In the past we introduced four criteria for the successful implementation of industrial strength, scalable parallel mesh generation: (i) stability, (ii) robustness, (iii) code re-use and (iv) scalability.

However, our recent experience with distributed memory implementation of PDR framework using TetGen exposed an underline issue (strong and weak reproducibility) that is not apparent in shared memory implementations. The reproducibility issue (for precise definition see below) depends on the underline sequential mesh generation code used to maximize code re-use. In the specific case TetGen. Studies to evaluate AFLR with respect to reproducibility will be completed soon.

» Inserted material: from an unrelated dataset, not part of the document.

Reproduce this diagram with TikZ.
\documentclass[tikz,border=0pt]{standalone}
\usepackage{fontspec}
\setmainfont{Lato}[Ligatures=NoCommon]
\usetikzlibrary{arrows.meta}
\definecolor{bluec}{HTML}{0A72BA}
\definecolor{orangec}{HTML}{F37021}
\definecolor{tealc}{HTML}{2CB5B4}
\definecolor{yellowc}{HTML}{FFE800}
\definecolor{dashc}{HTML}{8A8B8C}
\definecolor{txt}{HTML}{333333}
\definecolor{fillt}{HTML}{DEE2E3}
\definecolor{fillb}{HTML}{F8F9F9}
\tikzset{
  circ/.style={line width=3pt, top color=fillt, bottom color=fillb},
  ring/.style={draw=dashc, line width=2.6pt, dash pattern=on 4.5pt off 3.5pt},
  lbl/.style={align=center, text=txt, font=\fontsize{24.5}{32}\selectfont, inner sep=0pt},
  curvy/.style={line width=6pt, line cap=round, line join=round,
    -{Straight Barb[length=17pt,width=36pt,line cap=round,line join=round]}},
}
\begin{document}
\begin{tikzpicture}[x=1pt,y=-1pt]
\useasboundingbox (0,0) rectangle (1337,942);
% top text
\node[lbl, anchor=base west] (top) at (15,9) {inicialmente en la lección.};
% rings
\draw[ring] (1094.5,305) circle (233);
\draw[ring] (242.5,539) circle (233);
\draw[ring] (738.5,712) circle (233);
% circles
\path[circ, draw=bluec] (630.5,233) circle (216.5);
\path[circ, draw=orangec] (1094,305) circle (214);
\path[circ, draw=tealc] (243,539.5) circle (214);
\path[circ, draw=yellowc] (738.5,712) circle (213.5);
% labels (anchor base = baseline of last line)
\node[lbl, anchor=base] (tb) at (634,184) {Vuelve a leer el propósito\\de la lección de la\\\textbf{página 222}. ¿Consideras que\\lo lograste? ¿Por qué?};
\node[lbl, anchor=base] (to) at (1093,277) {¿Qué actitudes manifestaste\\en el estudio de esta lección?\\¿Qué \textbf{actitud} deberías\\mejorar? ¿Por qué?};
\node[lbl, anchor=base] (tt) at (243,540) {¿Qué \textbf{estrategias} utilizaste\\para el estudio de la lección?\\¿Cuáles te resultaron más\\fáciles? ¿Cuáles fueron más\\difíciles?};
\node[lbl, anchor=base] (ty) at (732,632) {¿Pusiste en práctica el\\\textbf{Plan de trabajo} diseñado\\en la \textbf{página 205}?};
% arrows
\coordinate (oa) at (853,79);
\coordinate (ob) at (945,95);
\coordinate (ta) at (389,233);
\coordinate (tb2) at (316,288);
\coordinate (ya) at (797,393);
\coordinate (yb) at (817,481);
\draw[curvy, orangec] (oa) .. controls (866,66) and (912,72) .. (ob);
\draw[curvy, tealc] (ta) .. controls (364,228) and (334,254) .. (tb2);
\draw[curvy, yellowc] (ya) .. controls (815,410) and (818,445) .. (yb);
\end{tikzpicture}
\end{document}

When using TetGen over PDR’s distributed memory implementation (i.e., using MPI) we need to be able to reconstruct a mesh out of a set of points and tetrahedral, in order words we need to populate the data structures of TetGen in order to continue refining the leaf from where it was left before.

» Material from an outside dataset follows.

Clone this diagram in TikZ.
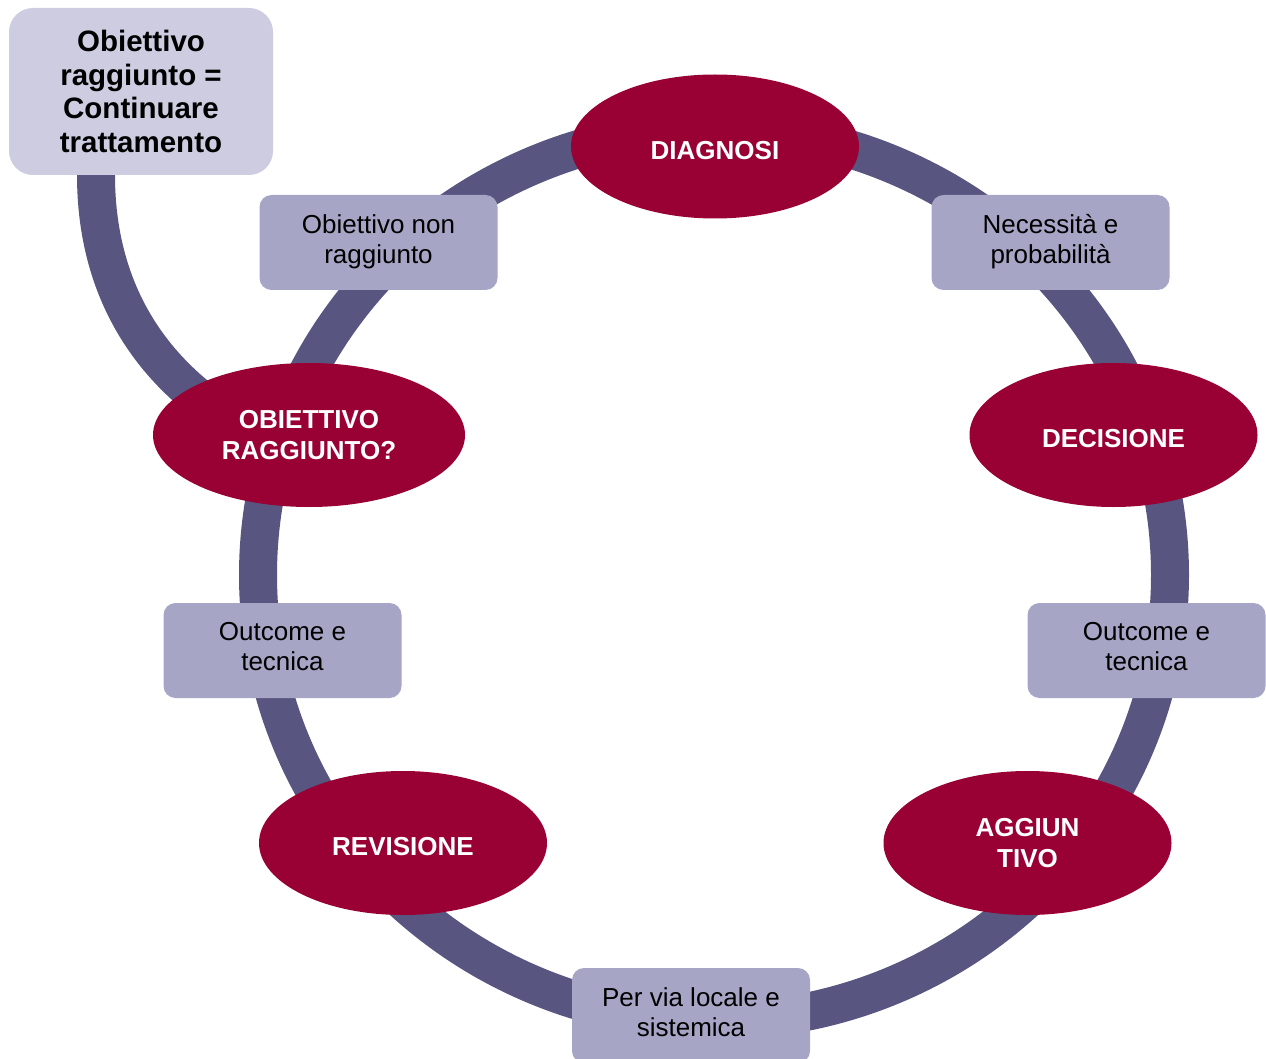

Although, this capability exists as a function in TetGen ( tetgenmesh::reconstruct() ) the reconstruction procedure is not robust enough even for simple inputs. To justify the need for reproducibility argument one can create a coarse mesh of the socket geometry (one of the four geometries used in earlier PETTT report and is part of TetGen’s benchmark) using TetGen 1.5.0 (the most recent and advanced version) and then pass as an input the set of points and tetrahedra that was produced back to TetGen . TetGen reports many errors about wrong segment connections and aborts after few seconds with the following error:

Reconstructing mesh ...

 Checking consistency of mesh...
 In my studied opinion, the mesh appears to be consistent.
 Checking consistency of the mesh boundary...
 Mesh boundaries connected correctly.
 Checking tet->seg connections...
 Checking seg->tet connections...
 Checking seg->seg connections...
 !! Wrong seg-seg connection at point 41.
 .
 .
 .
 !! Wrong seg-seg connection at point 16133.
 !! !! !! !! Found 2363 missing connections.
 Checking Delaunay property of the mesh...
 The mesh is Delaunay.

Mesh reconstruction seconds: 0.456937 Refining mesh... tetgen: ../src/tetgen.cxx:4884: double tetgenmesh::insphere_s(double*, double*, double*, double*, double*): Assertion `oriB != 0.0' failed.

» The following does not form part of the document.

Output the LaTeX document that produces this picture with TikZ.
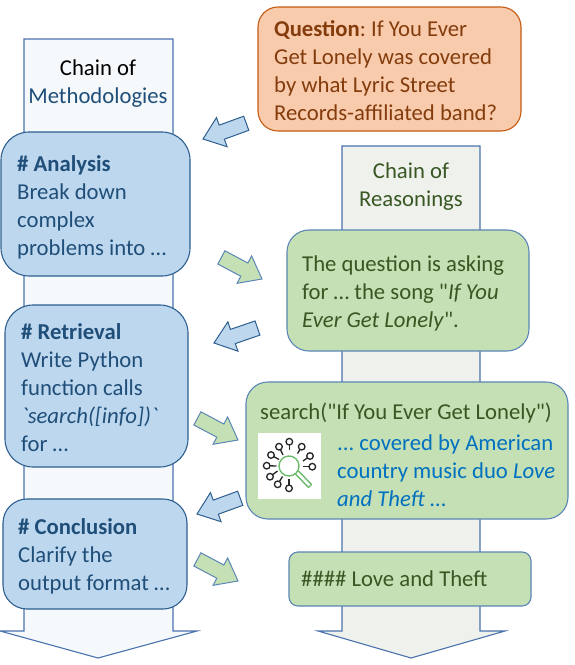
\documentclass[tikz,border=0pt]{standalone}
\usepackage{fontspec}
\usetikzlibrary{calc}
\newfontfamily\cf{Carlito}
\definecolor{bfill}{HTML}{BDD7EE}
\definecolor{bline}{HTML}{2E5F8F}
\definecolor{btext}{HTML}{1F4E79}
\definecolor{gfill}{HTML}{C5E0B4}
\definecolor{gline}{HTML}{5B86B5}
\definecolor{gtext}{HTML}{385723}
\definecolor{ofill}{HTML}{F8CBAD}
\definecolor{oline}{HTML}{C55A11}
\definecolor{otext}{HTML}{843C0C}
\definecolor{ltext}{HTML}{0070C0}
\definecolor{lshaft}{HTML}{F5F9FC}
\definecolor{rshaft}{HTML}{EFF2EC}
\definecolor{shline}{HTML}{4A72AE}
\definecolor{lens}{HTML}{6DBB6D}
\tikzset{
  x=1pt,y=-1pt,
  bigarrow/.style={draw=shline,line width=1.1pt,line join=miter},
  txt/.style={inner sep=0pt,align=left,anchor=north west,font=\cf\frenchspacing\fontsize{22.7}{28}\selectfont},
  ctxt/.style={inner sep=0pt,align=center,font=\cf\frenchspacing\fontsize{22.7}{28}\selectfont},
  bbox/.style={draw=bline,fill=bfill,line width=1.1pt},
  gbox/.style={draw=gline,fill=gfill,line width=1.1pt},
  obox/.style={draw=oline,fill=ofill,line width=1.1pt},
  barrow/.style={draw=bline,fill=bfill,line width=1pt,line join=miter},
  garrow/.style={draw=gline,fill=gfill,line width=1pt,line join=miter},
  lolli/.style={draw=black!85,line width=1.3pt},
}
% block arrow: tip x, tip y, canvas angle of the direction from tip to tail, style
\newcommand{\blockarrow}[4]{%
  \draw[#4,shift={(#1,#2)},rotate=#3]
    (0,0) -- (20,-15.5) -- (20,-7.5) -- (46,-7.5) -- (46,7.5) -- (20,7.5) -- (20,15.5) -- cycle;}
\begin{document}
\begin{tikzpicture}
\useasboundingbox (0,0) rectangle (574,665);
% big arrows
\draw[bigarrow,fill=lshaft] (24,39) -- (173,39) -- (173,631) -- (197,631) -- (98,658) -- (0,631) -- (24,631) -- cycle;
\draw[bigarrow,fill=rshaft] (342,146) -- (480,146) -- (480,631) -- (505,631) -- (411,658) -- (318,631) -- (342,631) -- cycle;
\node[ctxt,anchor=center] (lefttitle) at (98,83.5) {Chain of\\\textcolor{btext}{Methodologies}};
\node[ctxt,anchor=center,text=gtext] (righttitle) at (411,187) {Chain of\\Reasonings};
% boxes
\draw[obox,rounded corners=20] (258,7) rectangle (521,131);
\node[txt,text=otext] (q) at (274,20) {\textbf{Question}: If You Ever\\Get Lonely was covered\\by what Lyric Street\\Records-affiliated band?};
\draw[bbox,rounded corners=28] (1,132) rectangle (190,276);
\node[txt,text=btext] (an) at (17,155.3) {\textbf{\# Analysis}\\Break down\\complex\\problems into …};
\draw[bbox,rounded corners=28] (5,305) rectangle (188,467);
\node[txt,text=btext] (re) at (21,323) {\textbf{\# Retrieval}\\Write Python\\function calls\\\textit{`search([info])`}\\for …};
\draw[bbox,rounded corners=24] (3,499) rectangle (187,609);
\node[txt,text=btext] (co) at (18,518.7) {\textbf{\# Conclusion}\\Clarify the\\output format …};
\draw[gbox,rounded corners=22] (287,230) rectangle (529,351);
\node[txt,text=gtext] (g1) at (302,255.5) {The question is asking\\for … the song "\textit{If You}\\\textit{Ever Get Lonely}".};
\draw[gbox,rounded corners=22] (246,382) rectangle (568,519);
\node[txt,text=gtext] (g2) at (260,402.5) {search("If You Ever Get Lonely")};
\node[txt,text=ltext] (g3) at (337,435) {... covered by American\\country music duo \textit{Love}\\\textit{and Theft} …};
\draw[gbox,rounded corners=9] (289,552) rectangle (531,606);
\node[txt,text=gtext] (g4) at (301,571) {\#\#\#\# Love and Theft};
% icon
\fill[white] (258,433) rectangle (321,499);
\begin{scope}[shift={(250,425)}]
  \foreach \x/\y/\sx/\sy in {39.3/16.7/39.3/25, 51.7/21.7/47.5/28.5, 60/31/53/36, 62.3/41.7/52.5/41.7, 39/63.3/39/54, 27.7/59.3/32.5/51.5, 20/51.7/27.5/46, 16.7/40.7/26.5/41, 21/30/29/34.5, 29/21.7/33/30}{
    \draw[lolli] (\x,\y) circle (3.3);
    \draw[lolli] ($(\x,\y)!3.3pt!(\sx,\sy)$) -- (\sx,\sy);
  }
  \draw[draw=lens,line width=1.4pt] (39,41) circle (10);
  \draw[draw=lens,line width=1.4pt,line join=round] (45.5,49) -- (58.5,62.5) -- (61.5,59.5) -- (48.5,46);
\end{scope}
% small arrows
\blockarrow{203}{139}{20}{barrow}
\blockarrow{262}{279}{152}{garrow}
\blockarrow{214}{343}{19}{barrow}
\blockarrow{238}{440}{152}{garrow}
\blockarrow{197}{514}{20}{barrow}
\blockarrow{238}{581}{152}{garrow}
\end{tikzpicture}
\end{document}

This is a generic error due to wrong initialization in any of the core data structures. TetGen provides functions that test the integrity of the internal data structures. Enabling these functions and visualizing the information reveals that at 2363 out of the 10472 boundary points the tetgenmesh::reconstructmesh() procedure did not linked the segments appropriately. Even by passing more information to the aforementioned function, that is, boundary edge and boundary face connectivity the final result is the same.

The reproducibility criterion is not required for shared memory PDR implementations, since the mesh is not reconstructed at any leaf during the refinement instead, PDR access the mesh directly.

In conclusion, because of this problem and intensive debugging and thinking we come up with the following two definitions and a fifth criterion for parallel mesh generation:

Strong Reproducibility requires termination of the mesh generation algorithm the output mesh should be identical to the input mesh.

Weak Reproducibility requires termination of the mesh generation algorithm the output mesh should have the same quality as the input mesh.


Tetgen reproducibility0.png Tetgen reproducibility1.png
Figure 1 : Coarse mesh of the socket geometry.
Black dots represent points where TetGen reports errors.